One of my favourite subjects is history, and the Mongols are the most interesting nation of them all. They were a rag-tag group of horse riding clans, until they were united by Genghis Khan. The book reads more like a novel than a typical history book, I read it from cover to cover instead of skipping through it, like you usually would with an encyclopaedia.
The Mongols are the oddballs of history, as is so nicely explained in Crash Course World History. Their empire stretched from China in the east, all the way to Russia in the west. It was surpassed in territory only by the British Empire, who had the advantage of cannons and extreme naval power.
The book covers the entirety of the Mongol empire, from Genghis Khan’s early life to the demise of the Mongols in China. Their nation split apart only generations after it was created, in the historical blink of an eye.

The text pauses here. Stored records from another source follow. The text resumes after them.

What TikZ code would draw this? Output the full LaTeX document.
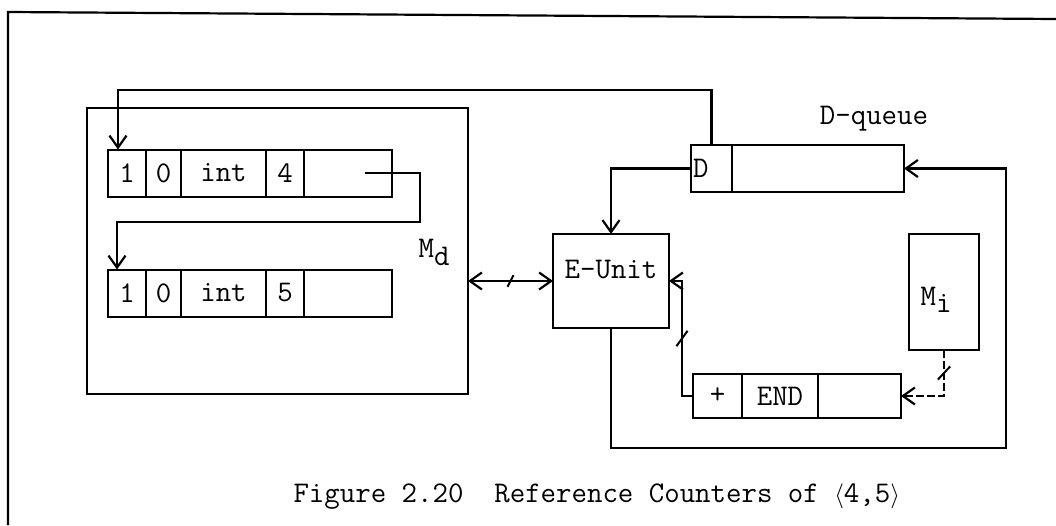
\documentclass[tikz,border=0pt]{standalone}
\usepackage{amsmath}
\usepackage{tikz}
\usetikzlibrary{positioning,arrows.meta}
\newcommand{\figfont}{\fontsize{30}{36}\selectfont\ttfamily}

\begin{document}
\begin{tikzpicture}[x=1pt,y=-1pt,
    every node/.style={font=\figfont},
    lines/.style={line width=2.2pt},
    >={Straight Barb[length=12pt,width=17pt]},
    cell/.style={draw,line width=2pt,inner sep=0pt,outer sep=0pt,minimum height=47pt},
    blockbox/.style={draw,lines,inner sep=0pt,outer sep=0pt},
    crossmark/.style={draw,solid,line width=2pt,inner sep=0pt,outer sep=0pt,minimum width=0pt,minimum height=#1},
    crossmark/.default=16pt]
    \useasboundingbox (0,0) rectangle (1056,525);
    % Outer frame
    \draw[lines] (8,525) -- (8,12) -- (1056,19);
    % Data memory M_d
    \node[blockbox,minimum width=381pt,minimum height=286pt] (md) at (277.5,251) {};
    \node (mdlabel) at (434,252) {M\raisebox{-8pt}{d}};
    % First record
    \node[cell,minimum width=38pt] (a1) at (127,173) {1};
    \node[cell,minimum width=35pt,right=0pt of a1] (a2) {0};
    \node[cell,minimum width=85pt,right=0pt of a2] (a3) {int};
    \node[cell,minimum width=38pt,right=0pt of a3] (a4) {4};
    \node[cell,minimum width=88pt,right=0pt of a4] (a5) {};
    % Second record
    \node[cell,minimum width=38pt] (b1) at (127,293) {1};
    \node[cell,minimum width=35pt,right=0pt of b1] (b2) {0};
    \node[cell,minimum width=85pt,right=0pt of b2] (b3) {int};
    \node[cell,minimum width=38pt,right=0pt of b3] (b4) {5};
    \node[cell,minimum width=88pt,right=0pt of b4] (b5) {};
    % D-queue
    \node[cell,minimum width=41pt] (dq1) at (711.5,168.5) {};
    \node[cell,minimum width=172pt,right=0pt of dq1] (dq2) {};
    \node[anchor=west,inner sep=2pt] (dtext) at (dq1.west) {D};
    \node (dqlabel) at (874,119) {D-queue};
    % E-Unit and M_i
    \node[blockbox,minimum width=116pt,minimum height=94pt] (eunit) at (611,281) {};
    \node (eutext) at (611,270) {E-Unit};
    \node[blockbox,minimum width=70pt,minimum height=116pt] (mi) at (944,292) {};
    \node (mitext) at (936,300) {M\raisebox{-7pt}{i}};
    % END record
    \node[cell,minimum width=49pt,minimum height=44pt] (e1) at (717.5,396) {+};
    \node[cell,minimum width=76pt,minimum height=44pt,right=0pt of e1] (e2) {END};
    \node[cell,minimum width=83pt,minimum height=44pt,right=0pt of e2] (e3) {};
    % Connectors
    \draw[->,lines] (dq1.north) -- ++(0,-55) -| ([xshift=-9pt]a1.north);
    \draw[->,lines] ([xshift=17pt]a5.center) -- ++(55,0) -- ++(0,49) -| ([xshift=-10pt]b1.north);
    \draw[<->,lines] (md.east |- eunit.west) -- node[crossmark=13pt,rotate=-27]{} (eunit.west);
    \draw[->,lines] (dq1.west) -| (eunit.north);
    \draw[->,lines] (eunit.south) -- ++(0,120) -| ([xshift=102pt]dq2.east) -- (dq2.east);
    \draw[->,lines,dash pattern=on 8pt off 3pt] (mi.south) |- node[pos=0.25,crossmark=18pt,rotate=-43]{} (e3.east);
    \draw[->,lines] (e1.west) -- ++(-11,0) |- node[pos=0.25,crossmark=19pt,rotate=-36]{} (eunit.east);
    % Caption
    \node[anchor=base west] (caption) at (290,502) {Figure 2.20\ \ Reference Counters of $\langle$4,5$\rangle$};
\end{tikzpicture}
\end{document}
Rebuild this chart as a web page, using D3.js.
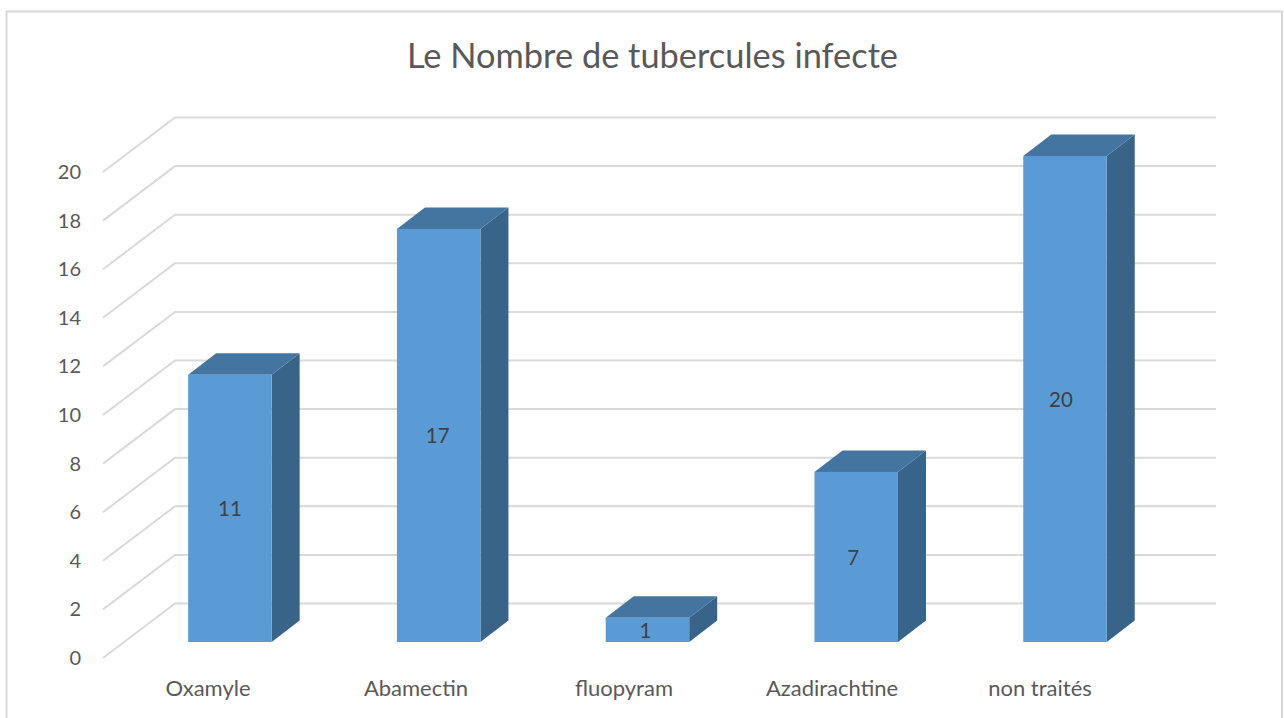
<!DOCTYPE html>
<html><head><meta charset="utf-8">
<script src="https://cdn.jsdelivr.net/npm/d3@7"></script>
<style>html,body{margin:0;padding:0;background:#fff}svg{display:block}text{font-family:Lato,"Open Sans",sans-serif}</style>
</head><body><svg id="c" width="1284" height="718"></svg>
<script>
const categories = ["Oxamyle","Abamectin","fluopyram","Azadirachtine","non traités"];
const values = [11,17,1,7,20];
const tickValues = [0,2,4,6,8,10,12,14,16,18,20];
const titleText = "Le Nombre de tubercules infecte";

const svg = d3.select("#c");
// frame
svg.append("path").attr("d","M6.5,718V11.5H1282V718").attr("fill","none").attr("stroke","#d9d9d9").attr("stroke-width",2);
svg.append("text").attr("x",652.5).attr("y",68).attr("text-anchor","middle").attr("font-size",34.4).attr("fill","#595959").text(titleText);

const y = d3.scaleLinear().domain([0,20]).range([658,172]);
const xLabel = d3.scalePoint().domain(categories).range([208,1040]);
const xBar = d3.scalePoint().domain(categories).range([229.9,1065]);
const xValue = d3.scalePoint().domain(categories).range([230,1061]);
const barW = 83.5, sideDx = 28, sideDy = 21.5;
const wallDx = 72, wallDy = 54.5, barDy = 16;
const gridRight = 1216;

// grid
const g = svg.append("g").attr("fill","none").attr("stroke","#d9d9d9").attr("stroke-width",2);
g.selectAll("path").data(tickValues).join("path")
 .attr("d",d=>`M103,${y(d)}L${103+wallDx},${y(d)-wallDy}H${gridRight}`);
// y tick labels
svg.append("g").selectAll("text").data(tickValues).join("text")
 .attr("x",81).attr("y",d=>y(d)+7).attr("text-anchor","end").attr("font-size",20).attr("fill","#595959").text(d=>d);

// bars
const bx = c => xBar(c)-barW/2;
const bars = svg.append("g").selectAll("g").data(categories.map((c,i)=>({c,v:values[i]}))).join("g");
const topY = d => y(d.v)-barDy, botY = y(0)-barDy;
bars.append("path").attr("fill","#38648a").attr("d",d=>{const l=bx(d.c)+barW;
  return `M${l},${topY(d)}L${l+sideDx},${topY(d)-sideDy}V${botY-sideDy}L${l},${botY}Z`;});
bars.append("path").attr("fill","#4475a1").attr("d",d=>{const l=bx(d.c);
  return `M${l},${topY(d)}L${l+sideDx},${topY(d)-sideDy}H${l+barW+sideDx}L${l+barW},${topY(d)}Z`;});
bars.append("rect").attr("fill","#5b9bd5").attr("x",d=>bx(d.c)).attr("width",barW)
  .attr("y",topY).attr("height",d=>botY-topY(d));
bars.append("text").attr("x",d=>xValue(d.c)).attr("y",d=>(topY(d)+botY)/2+8)
  .attr("text-anchor","middle").attr("font-size",20.5).attr("fill","#404040").text(d=>d.v);

// category labels
svg.append("g").selectAll("text").data(categories).join("text")
 .attr("x",c=>xLabel(c)).attr("y",696).attr("text-anchor","middle").attr("font-size",22).attr("fill","#595959").text(c=>c);
</script></body></html>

The book contains many maps showing the route of their invasions and travels, and pictures drawn and painted at the time. Rather than cover the oft-told story of the vicious eastern barbarians, this book emphasises the Mongol’s military prowess, their willingness to adapt, and to learn the ways of the people they conquered.
They also valued skill over parentage, Genghis Khan’s own sons had no power over their own hordes until they mastered the art of war. Some of the top Mongol generals were commoners.
Though their reign was short, the Mongols made lasting impacts on the world. By destroying Kiev, they pushed the capital of Russian power to Moscow. They reunited China into one kingdom, which it has remained ever since.